At a hearing of the Senate Foreign Relations subcommittee on Near Eastern and South Asian Affairs, a senior U.S. official said the United States has “called on the Arab world to repudiate the odious line that Zionism is racism.”

The hearing was devoted to a discussion of a sense-of-the-Senate resolution introduced Jan. 31 by Sen. Rudy Boschwitz (R-Minn.), which calls on the U.N. General Assembly to repeal the resolution. A similar version had been introduced in the House on Jan. 23 by Rep. Bill Green (R-N.Y.).

The official, John Bolton, assistant secretary of state for international organizations, noted that in recent years, the United States and Israel felt that “the time was not opportune to seek reversal.”

Bolton did not provide any timetable for requesting a vote for repeal except to say that “now is the time to reassess the situation.”

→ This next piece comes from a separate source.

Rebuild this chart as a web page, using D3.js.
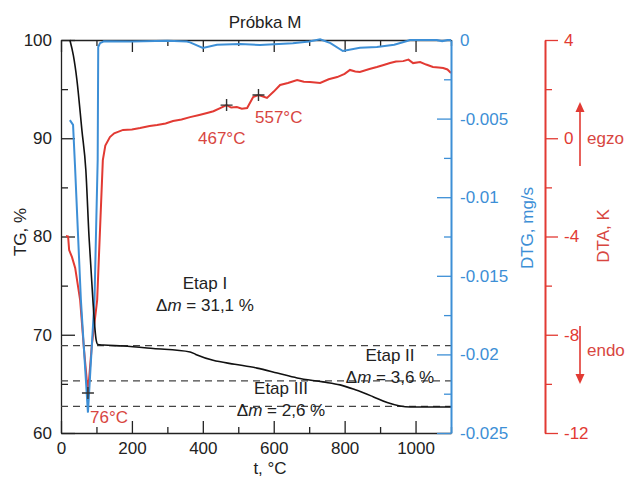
<!DOCTYPE html>
<html>
<head>
<meta charset="utf-8">
<script src="https://cdn.jsdelivr.net/npm/d3@7"></script>
<style>
body { margin: 0; background: #fff; }
text { font-family: "Liberation Sans", Arial, sans-serif; }
</style>
</head>
<body>
<script>

// TG curve [t, %]
let tgData = [[25,100],[35,98.4],[45,95.9],[59,90.8],[70,86.8],[79,80],[90,73.5],[99,69.5],[104,69.0],[120,68.95],
    [175,68.85],[260,68.6],[364,68.25],[380,68.0],[429,67.4],[490,67.0],[553,66.6],[610,66.1],[666,65.6],
    [739,65.2],[787,64.9],[830,64.4],[880,63.7],[920,63.1],[956,62.75],[985,62.65],[1100,62.65]];

// DTG curve [t, mg/s]
let dtgData = [[25,-0.0051],[34,-0.0054],[39.5,-0.0080],[56,-0.0165],[76,-0.0237],[94.5,-0.0165],[103.5,-0.0076],
    [105,-0.00045],[110,-0.0002],[121,-0.00008],[200,-0.0001],[300,-0.00005],[355,-0.0001],[364,-0.00015],
    [400,-0.0005],[440,-0.0003],[505,-0.00025],[561,-0.00032],[654,-0.0002],[700,-0.0001],[731,0.00005],
    [760,-0.0002],[795,-0.0007],[843,-0.0005],[891,-0.00045],[940,-0.0003],[976,-0.00006],[984,0],[1060,0],
    [1075,-0.00008],[1090,0],[1100,0]];

// DTA curve [t, K]
let dtaData = [[14,-3.98],[20,-4.0],[23,-4.55],[31,-4.84],[40,-5.28],[54,-6.59],[65,-8.62],[76,-10.37],[87,-8.42],
    [102,-6.59],[110,-3.74],[118,-0.89],[125,-0.3],[138,0.05],[150,0.2],[175,0.34],[200,0.36],[223,0.42],[250,0.5],
    [271,0.54],[295,0.6],[316,0.70],[340,0.76],[364,0.86],[390,0.95],[412,1.03],[430,1.1],[449,1.23],[467,1.35],
    [480,1.25],[496,1.27],[510,1.2],[525,1.23],[542,1.68],[557,1.76],[570,1.7],[581,1.64],[600,1.9],[618,2.17],
    [640,2.25],[666,2.37],[685,2.3],[702,2.29],[731,2.25],[755,2.4],[779,2.49],[800,2.62],[815,2.78],[830,2.72],
    [843,2.70],[870,2.82],[891,2.90],[910,2.98],[928,3.06],[945,3.12],[965,3.14],[980,3.2],[993,3.06],[1013,3.10],
    [1030,3.0],[1049,2.90],[1065,2.88],[1078,2.86],[1090,2.8],[1100,2.66]];

// TG levels separating the stages
let tgLevels = [68.9, 65.3, 62.7];

// peaks marked on DTA
let peaks = [[76,-10.37],[467,1.35],[557,1.76]];
let peakLabels = ["76°C", "467°C", "557°C"];

let xTicks = [0, 200, 400, 600, 800, 1000];
let xMinor = [100, 300, 500, 700, 900, 1100];
let tgTicks = [60, 70, 80, 90, 100];
let tgMinor = [65, 75, 85, 95];
let dtgTicks = [0, -0.005, -0.01, -0.015, -0.02, -0.025];
let dtgLabels = ["0", "-0.005", "-0.01", "-0.015", "-0.02", "-0.025"];
let dtgMinor = [-0.0025, -0.0075, -0.0125, -0.0175, -0.0225];
let dtaTicks = [4, 0, -4, -8, -12];
let dtaLabels = ["4", "0", "-4", "-8", "-12"];
let dtaMinor = [2, -2, -6, -10];

let red = "#e23a33",
    redText = "#d8463f",
    blue = "#3d8fd6",
    ink = "#222";

let margin = {top: 40, left: 61},
    width = 390,
    height = 393;

let svg = d3.select("body").append("svg")
    .attr("width", 630)
    .attr("height", 479);

let g = svg.append("g")
    .attr("transform", "translate(" + margin.left + "," + margin.top + ")");

let x = d3.scaleLinear().domain([0, 1100]).range([0, width]);
let yTG = d3.scaleLinear().domain([60, 100]).range([height, 0]);
let yDTG = d3.scaleLinear().domain([-0.025, 0]).range([height, 0]);
let yDTA = d3.scaleLinear().domain([-12, 4]).range([height, 0]);

function styleAxis(sel, color) {
    sel.selectAll("path, line").attr("stroke", color).attr("stroke-width", 1.3);
    sel.selectAll("text").attr("fill", color).style("font-size", "17px").attr("font-family", null);
}

// bottom axis
let xAxisG = g.append("g")
    .attr("transform", "translate(0," + height + ")")
    .call(d3.axisBottom(x).tickValues(xTicks).tickSizeInner(-12).tickSizeOuter(0).tickPadding(9)
        .tickFormat(d => String(d)));
styleAxis(xAxisG, ink);
let xMinorG = g.append("g")
    .attr("transform", "translate(0," + height + ")")
    .call(d3.axisBottom(x).tickValues(xMinor).tickSizeInner(-6).tickSizeOuter(0).tickFormat(""));
styleAxis(xMinorG, ink);
xMinorG.select("path").remove();

// top frame line with ticks
let topG = g.append("g")
    .call(d3.axisTop(x).tickValues(xTicks).tickSizeInner(-12).tickSizeOuter(0).tickFormat(""));
styleAxis(topG, ink);
let topMinorG = g.append("g")
    .call(d3.axisTop(x).tickValues(xMinor).tickSizeInner(-6).tickSizeOuter(0).tickFormat(""));
styleAxis(topMinorG, ink);
topMinorG.select("path").remove();

// left TG axis
let tgAxisG = g.append("g")
    .call(d3.axisLeft(yTG).tickValues(tgTicks).tickSizeInner(-14).tickSizeOuter(0).tickPadding(9)
        .tickFormat(d => String(d)));
styleAxis(tgAxisG, ink);
let tgMinorG = g.append("g")
    .call(d3.axisLeft(yTG).tickValues(tgMinor).tickSizeInner(-7).tickSizeOuter(0).tickFormat(""));
styleAxis(tgMinorG, ink);
tgMinorG.select("path").remove();

// dashed TG levels
g.selectAll("line.level")
    .data(tgLevels)
    .enter().append("line")
    .attr("class", "level")
    .attr("x1", 0)
    .attr("x2", width)
    .attr("y1", d => yTG(d))
    .attr("y2", d => yTG(d))
    .attr("stroke", "#444")
    .attr("stroke-width", 1.2)
    .attr("stroke-dasharray", "7,5");

// curves
let line = d3.line().x(d => x(d[0]));

g.append("path")
    .datum(dtaData)
    .attr("fill", "none")
    .attr("stroke", red)
    .attr("stroke-width", 2)
    .attr("d", line.y(d => yDTA(d[1])));

g.append("path")
    .datum(dtgData)
    .attr("fill", "none")
    .attr("stroke", blue)
    .attr("stroke-width", 2)
    .attr("d", line.y(d => yDTG(d[1])));

g.append("path")
    .datum(tgData)
    .attr("fill", "none")
    .attr("stroke", "#111")
    .attr("stroke-width", 1.6)
    .attr("d", d3.line().x(d => x(d[0])).y(d => yTG(d[1])).curve(d3.curveMonotoneX));

// peak crosses
g.selectAll("path.cross")
    .data(peaks)
    .enter().append("path")
    .attr("class", "cross")
    .attr("transform", d => "translate(" + x(d[0]) + "," + yDTA(d[1]) + ")")
    .attr("d", "M-6,0H6M0,-6V6")
    .attr("stroke", "#333")
    .attr("stroke-width", 1.4);

let labelPos = [[90, 423], [198, 144], [255, 123]];
svg.selectAll("text.peak")
    .data(peakLabels)
    .enter().append("text")
    .attr("class", "peak")
    .attr("x", (d, i) => labelPos[i][0])
    .attr("y", (d, i) => labelPos[i][1])
    .attr("fill", redText)
    .style("font-size", "17px")
    .text(d => d);

// DTG axis (right)
let dtgAxisG = g.append("g")
    .attr("transform", "translate(" + width + ",0)")
    .call(d3.axisRight(yDTG).tickValues(dtgTicks).tickSizeInner(-14).tickSizeOuter(0).tickPadding(9)
        .tickFormat((d, i) => dtgLabels[i]));
styleAxis(dtgAxisG, blue);
let dtgMinorG = g.append("g")
    .attr("transform", "translate(" + width + ",0)")
    .call(d3.axisRight(yDTG).tickValues(dtgMinor).tickSizeInner(-7).tickSizeOuter(0).tickFormat(""));
styleAxis(dtgMinorG, blue);
dtgMinorG.select("path").remove();
dtgAxisG.select("path").attr("stroke-width", 2);

// DTA axis (far right)
let dtaX = 484;
let dtaAxisG = g.append("g")
    .attr("transform", "translate(" + dtaX + ",0)")
    .call(d3.axisRight(yDTA).tickValues(dtaTicks).tickSizeInner(13).tickSizeOuter(0).tickPadding(6)
        .tickFormat((d, i) => dtaLabels[i]));
styleAxis(dtaAxisG, red);
let dtaMinorG = g.append("g")
    .attr("transform", "translate(" + dtaX + ",0)")
    .call(d3.axisRight(yDTA).tickValues(dtaMinor).tickSizeInner(7).tickSizeOuter(0).tickFormat(""));
styleAxis(dtaMinorG, red);
dtaMinorG.select("path").remove();
dtaAxisG.select("path").attr("stroke-width", 2);

// egzo / endo arrows
let ax = margin.left + 519;
svg.append("line").attr("x1", ax).attr("x2", ax).attr("y1", 166).attr("y2", 110)
    .attr("stroke", red).attr("stroke-width", 1.6);
svg.append("path").attr("d", "M" + ax + ",102l-4.5,10h9z").attr("fill", red);
svg.append("line").attr("x1", ax).attr("x2", ax).attr("y1", 326).attr("y2", 375)
    .attr("stroke", red).attr("stroke-width", 1.6);
svg.append("path").attr("d", "M" + ax + ",384l-4.5,-10h9z").attr("fill", red);
svg.append("text").attr("x", 587).attr("y", 144).attr("fill", redText).style("font-size", "17px").text("egzo");
svg.append("text").attr("x", 587).attr("y", 356).attr("fill", redText).style("font-size", "17px").text("endo");

// titles
svg.append("text")
    .attr("x", 265).attr("y", 28)
    .attr("text-anchor", "middle")
    .attr("fill", ink)
    .style("font-size", "17px")
    .text("Próbka M");

svg.append("text")
    .attr("transform", "translate(26,232) rotate(-90)")
    .attr("text-anchor", "middle")
    .attr("fill", ink)
    .style("font-size", "17px")
    .text("TG, %");

svg.append("text")
    .attr("transform", "translate(533,228) rotate(-90)")
    .attr("text-anchor", "middle")
    .attr("fill", blue)
    .style("font-size", "17px")
    .text("DTG, mg/s");

svg.append("text")
    .attr("transform", "translate(609,236) rotate(-90)")
    .attr("text-anchor", "middle")
    .attr("fill", redText)
    .style("font-size", "17px")
    .text("DTA, K");

svg.append("text")
    .attr("x", 270).attr("y", 474)
    .attr("text-anchor", "middle")
    .attr("fill", ink)
    .style("font-size", "17px")
    .text("t, °C");

// stage annotations
let stages = [
    {name: "Etap I", dm: "31,1", x: 205, y: 289},
    {name: "Etap II", dm: "3,6", x: 390, y: 361},
    {name: "Etap III", dm: "2,6", x: 281, y: 394}
];

stages.forEach(function (s) {
    svg.append("text")
        .attr("x", s.x).attr("y", s.y)
        .attr("text-anchor", "middle")
        .attr("fill", ink)
        .style("font-size", "17px")
        .text(s.name);
    let t = svg.append("text")
        .attr("x", s.x).attr("y", s.y + 22)
        .attr("text-anchor", "middle")
        .attr("fill", ink)
        .style("font-size", "17px");
    t.append("tspan").text("Δ");
    t.append("tspan").style("font-style", "italic").text("m");
    t.append("tspan").text(" = " + s.dm + " %");
});

</script>
</body>
</html>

He said that the United States is consulting with the 35 countries that joined it in opposing the resolution in 1975. In addition, it is consulting with governments that voted for the resolution “but which have subsequently acquired new governments and new thinking,” Bolton added.

Burton Joseph, an honorary chairman of the Anti-Defamation League of B’nai B’rith, testified that “the European Parliament and the parliaments of Holland, Australia, Peru, Uruguay and Guatemala have formally criticized the resolution.”